Anyone arriving in the small village of Ayazini, in the Phrygian Valley north of Afyon, could be forgiven for thinking that they had somehow strayed into Cappadocia. Here too, fairy chimneys and other rock formations have been adapted to serve as houses and storage areas, although here there are none of the fine, carved door and window frames. Instead, you will notice a distinctive style of wooden gate presumably carved by a single firm of local carpenters.

 

Hasankeyf

The lovely small town of Hasankeyf on the banks of the Tigris River east of Diyarbakır has become a cause célèbre as the Ilısu Dam threatens to drown not just a local beauty spot but also a collection of superb medieval monuments.
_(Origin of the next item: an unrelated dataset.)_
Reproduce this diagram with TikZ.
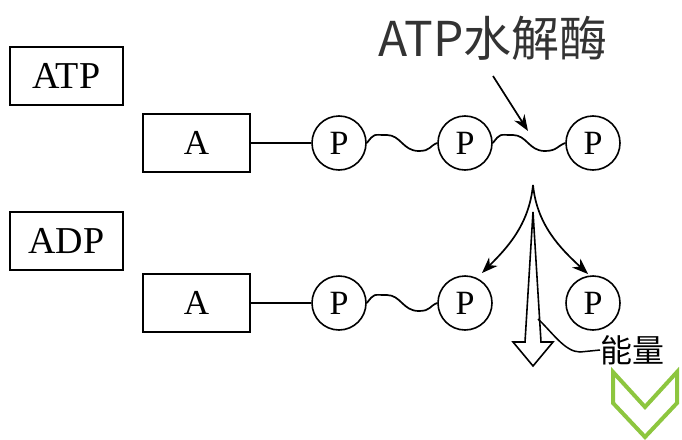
\documentclass[tikz,border=0pt]{standalone}
\usepackage{fontspec}
\setmainfont{Liberation Serif}
\newfontfamily\cjk{Noto Sans CJK SC}
\usetikzlibrary{arrows.meta,calc}
\begin{document}
\begin{tikzpicture}[x=1pt,y=-1pt,
  lbl/.style={draw, line width=1.8pt, minimum width=113pt, minimum height=58pt, inner sep=0pt, font=\fontsize{38}{38}\selectfont},
  abox/.style={draw, line width=1.8pt, minimum width=107pt, minimum height=58pt, inner sep=0pt, font=\fontsize{35}{35}\selectfont},
  pc/.style={draw, circle, line width=1.6pt, minimum size=54pt, inner sep=0pt, font=\fontsize{34}{34}\selectfont},
  bond/.style={line width=1.7pt},
  arr/.style={line width=1.7pt, -{Stealth[length=16pt,width=12pt,inset=5pt]}}]
\useasboundingbox (0,0) rectangle (682,439);
% top row
\node[lbl] (atp) at (66.5,76) {ATP};
\node[abox] (a1) at (196.5,143) {A};
\node[pc] (p11) at (339,143) {P};
\node[pc] (p12) at (465,143) {P};
\node[pc] (p13) at (593,143) {P};
\draw[bond] (a1.east) -- (p11.west);
\draw[bond] (p11.east) .. controls +(8,-10) and +(-14,0) .. ++(20,-8)
  .. controls +(14,0) and +(-16,0) .. ++(32,16)
  .. controls +(12,0) and +(-8,3) .. (p12.west);
\draw[bond] (p12.east) .. controls +(8,-10) and +(-14,0) .. ++(20,-8)
  .. controls +(14,0) and +(-16,0) .. ++(32,16)
  .. controls +(12,0) and +(-8,3) .. (p13.west);
\node[font=\cjk\fontsize{48}{48}\selectfont, text=black!80, inner sep=0pt] (enz) at (493,38) {ATP水解酶};
\coordinate (enzs) at (493,76);
\coordinate (enzt) at (528,131);
\draw[arr] (enzs) -- (enzt);
% bottom row
\node[lbl] (adp) at (66.5,241) {ADP};
\node[abox] (a2) at (196.5,303) {A};
\node[pc] (p21) at (339,303) {P};
\node[pc] (p22) at (465,303) {P};
\node[pc] (p23) at (593,303) {P};
\draw[bond] (a2.east) -- (p21.west);
\draw[bond] (p21.east) .. controls +(8,-10) and +(-14,0) .. ++(20,-8)
  .. controls +(14,0) and +(-16,0) .. ++(32,16)
  .. controls +(12,0) and +(-8,3) .. (p22.west);
% release arrows
\coordinate (apex) at (533,185);
\coordinate (lt) at (482,273);
\coordinate (rt) at (588,274);
\draw[arr] (apex) .. controls (529,225) and (507,248) .. (lt);
\draw[arr] (apex) .. controls (537,225) and (560,248) .. (rt);
% hollow energy arrow
\coordinate (etop) at (533,212);
\draw[line width=1.6pt, line join=miter, fill=white] (etop) -- (525,342) -- (513,342) -- (533,366) -- (553,342) -- (541,342) -- cycle;
\node[font=\cjk\fontsize{32}{32}\selectfont, inner sep=0pt, anchor=west] (en) at (600,350) {能量};
\coordinate (es) at (538,319);
\draw[line width=1.5pt] (es) .. controls (552,332) and (565,352) .. (580,352) -- (en.west);
% green chevron
\definecolor{chev}{RGB}{141,198,63}
\draw[chev, line width=4pt, line join=miter] (613,372) -- (613,403) -- (645,437) -- (677,403) -- (677,372) -- (645,407) -- cycle;
\end{tikzpicture}
\end{document}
But this too was once a place of cave-dwellers, with the plug of rock above the river hollowed out with caves and Göreme-style cave houses clustered together around the Ulu Cami on the summit. Today, only one man continues to live in the caves but, even after the water levels rise, most of the cave houses will probably survive.

 

Ahlat

On the northern shore of Lake Van, Ahlat is best known for a so-called Selçuk cemetery of lichen-spattered tombstones and for a fine local stone that is being used to build new houses in a development that deserves to be much better known. On the quiet, though, medieval Ahlat was also a settlement of cave-dwellers, and if you cross the cemetery and walk downhill behind it you will come to another wall of rock carved out with cave homes, none of them currently lived in.

 

Taşkale

In Karaman province and just beyond the boundaries of Cappadocia, the small settlement of Taşkale was also created with its back against a solid wall of rock into which even the mosque was cut (it's still in use today). Simple houses hover beneath the rock overhang, which is completely carved out with very picturesque rock-cut storage units, each with a neat wooden door.

 

Seben

Near Seben, south of Bolu, the Phrygians also carved cave houses out of steep-sided rock faces that are not at all easy to approach. Look out for signs to the Muslar Kaya Evleri and make sure you wear sturdy shoes when you visit.